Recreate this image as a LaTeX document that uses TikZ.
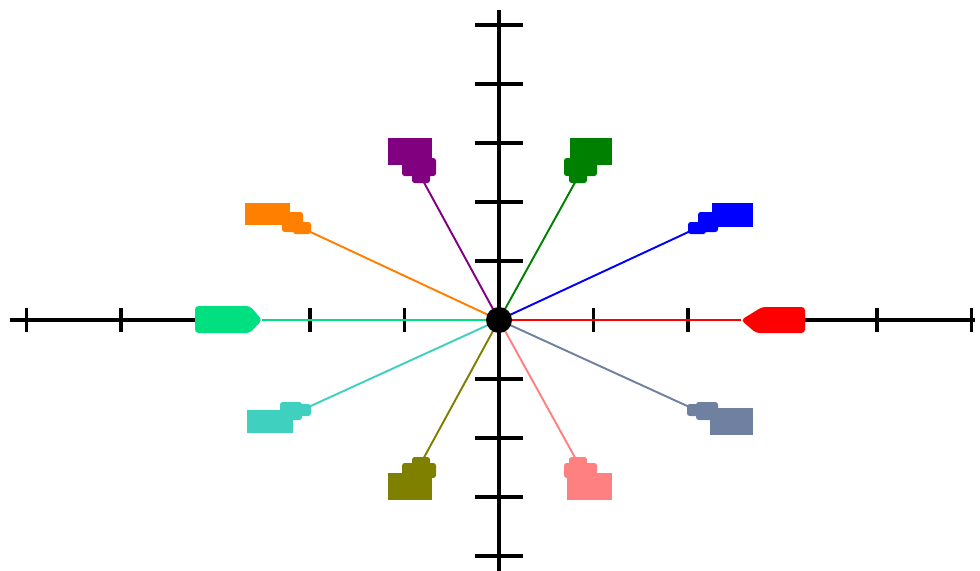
\documentclass[tikz,border=0pt]{standalone}
\usepackage{xcolor}
\usepackage{tikz}
\usetikzlibrary{calc}
\definecolor{cpurple}{RGB}{128,0,128}
\definecolor{cgreen}{RGB}{0,128,0}
\definecolor{corange}{RGB}{255,128,0}
\definecolor{cblue}{RGB}{0,0,255}
\definecolor{cspring}{RGB}{0,224,128}
\definecolor{cred}{RGB}{255,0,0}
\definecolor{cturq}{RGB}{64,208,192}
\definecolor{cslate}{RGB}{112,128,160}
\definecolor{colive}{RGB}{128,128,0}
\definecolor{cpink}{RGB}{255,128,128}
\tikzset{
	axisline/.style={line width=1.9pt, black},
	axtick/.style={line width=1.9pt, black},
	spoke/.style={line width=1.1pt},
	hub/.style={circle, fill=black, inner sep=0pt, minimum size=0.52cm}
}
\begin{document}
\begin{tikzpicture}[x=0.02cm, y=-0.02cm]
	\useasboundingbox (0,0) rectangle (980,571);
	
	%% -- Centre and horizontal spoke ends
	\coordinate (o) at (499,320);
	\coordinate (t-sp) at (262,320);
	\coordinate (t-rd) at (741,320);
	
	%% -- Axes (horizontal one stops under the two markers)
	\draw[axisline] (10,320) -- (225,320);
	\draw[axisline] (780,320) -- (975,320);
	\draw[axisline] (499,10) -- (499,571);
	\foreach \k in {-5,-4,-3,-2,-1,1,2,3,4,5}
	\draw[axtick] ({499+94.5*\k},308) -- ++(0,24);
	\foreach \k in {-5,-4,-3,-2,-1,1,2,3,4}
	\draw[axtick] (475,{320+59*\k}) -- ++(48,0);
	
	%% -- Diagonal spokes with their markers
	\foreach \n/\col/\xa/\ya/\xb/\yb/\xc/\yc/\xd/\yd/\tx/\ty in {
		pu/cpurple/388/138/432/165/402/158/436/176/421/177,
		gr/cgreen/570/138/612/165/564/158/597/176/578/177,
		or/corange/245/203/290/225/282/212/303/232/302/228,
		bl/cblue/712/203/753/227/698/212/718/232/697/228,
		tu/cturq/247/410/293/433/280/402/302/420/302/410,
		sl/cslate/710/408/753/435/696/402/718/420/696/410,
		ol/colive/388/473/432/500/402/463/436/478/421/463,
		pk/cpink/567/473/612/500/564/463/597/478/578/463}{
		\coordinate (t-\n) at (\tx,\ty);
		\draw[spoke, \col] (o) -- (t-\n);
		\fill[\col] (\xa,\ya) rectangle (\xb,\yb);
		\fill[\col, rounded corners=1.5pt] (\xc,\yc) rectangle (\xd,\yd);
		\fill[\col, rounded corners=1.5pt] ($(t-\n)+(-9,-6)$) rectangle ($(t-\n)+(9,6)$);
	}
	
	%% -- Horizontal spokes
	\draw[spoke, cspring] (o) -- (t-sp);
	\draw[spoke, cred] (o) -- (t-rd);
	\fill[cspring, rounded corners=2pt] (195,306) -- (250,306) -- (t-sp)
	-- (250,333) -- (195,333) -- cycle;
	\fill[cred, rounded corners=2pt] (805,307) -- (762,307) -- (t-rd)
	-- (756,333) -- (805,333) -- cycle;
	
	\node[hub] (h) at (o) {};
\end{tikzpicture}
\end{document}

------------------------------------

**TASK OBJECTIVE**
Omit each picture, then return all of the listing exactly as it stands.

**SOLVED EXERCISE**
Recreate this image as a LaTeX document that uses TikZ.
\documentclass[tikz,border=0pt]{standalone}
\usepackage{xcolor}
\usepackage{tikz}
\usetikzlibrary{calc}
\definecolor{cpurple}{RGB}{128,0,128}
\definecolor{cgreen}{RGB}{0,128,0}
\definecolor{corange}{RGB}{255,128,0}
\definecolor{cblue}{RGB}{0,0,255}
\definecolor{cspring}{RGB}{0,224,128}
\definecolor{cred}{RGB}{255,0,0}
\definecolor{cturq}{RGB}{64,208,192}
\definecolor{cslate}{RGB}{112,128,160}
\definecolor{colive}{RGB}{128,128,0}
\definecolor{cpink}{RGB}{255,128,128}
\tikzset{
	axisline/.style={line width=1.9pt, black},
	axtick/.style={line width=1.9pt, black},
	spoke/.style={line width=1.1pt},
	hub/.style={circle, fill=black, inner sep=0pt, minimum size=0.52cm}
}
\begin{document}
\begin{tikzpicture}[x=0.02cm, y=-0.02cm]
	\useasboundingbox (0,0) rectangle (980,571);
	
	%% -- Centre and horizontal spoke ends
	\coordinate (o) at (499,320);
	\coordinate (t-sp) at (262,320);
	\coordinate (t-rd) at (741,320);
	
	%% -- Axes (horizontal one stops under the two markers)
	\draw[axisline] (10,320) -- (225,320);
	\draw[axisline] (780,320) -- (975,320);
	\draw[axisline] (499,10) -- (499,571);
	\foreach \k in {-5,-4,-3,-2,-1,1,2,3,4,5}
	\draw[axtick] ({499+94.5*\k},308) -- ++(0,24);
	\foreach \k in {-5,-4,-3,-2,-1,1,2,3,4}
	\draw[axtick] (475,{320+59*\k}) -- ++(48,0);
	
	%% -- Diagonal spokes with their markers
	\foreach \n/\col/\xa/\ya/\xb/\yb/\xc/\yc/\xd/\yd/\tx/\ty in {
		pu/cpurple/388/138/432/165/402/158/436/176/421/177,
		gr/cgreen/570/138/612/165/564/158/597/176/578/177,
		or/corange/245/203/290/225/282/212/303/232/302/228,
		bl/cblue/712/203/753/227/698/212/718/232/697/228,
		tu/cturq/247/410/293/433/280/402/302/420/302/410,
		sl/cslate/710/408/753/435/696/402/718/420/696/410,
		ol/colive/388/473/432/500/402/463/436/478/421/463,
		pk/cpink/567/473/612/500/564/463/597/478/578/463}{
		\coordinate (t-\n) at (\tx,\ty);
		\draw[spoke, \col] (o) -- (t-\n);
		\fill[\col] (\xa,\ya) rectangle (\xb,\yb);
		\fill[\col, rounded corners=1.5pt] (\xc,\yc) rectangle (\xd,\yd);
		\fill[\col, rounded corners=1.5pt] ($(t-\n)+(-9,-6)$) rectangle ($(t-\n)+(9,6)$);
	}
	
	%% -- Horizontal spokes
	\draw[spoke, cspring] (o) -- (t-sp);
	\draw[spoke, cred] (o) -- (t-rd);
	\fill[cspring, rounded corners=2pt] (195,306) -- (250,306) -- (t-sp)
	-- (250,333) -- (195,333) -- cycle;
	\fill[cred, rounded corners=2pt] (805,307) -- (762,307) -- (t-rd)
	-- (756,333) -- (805,333) -- cycle;
	
	\node[hub] (h) at (o) {};
\end{tikzpicture}
\end{document}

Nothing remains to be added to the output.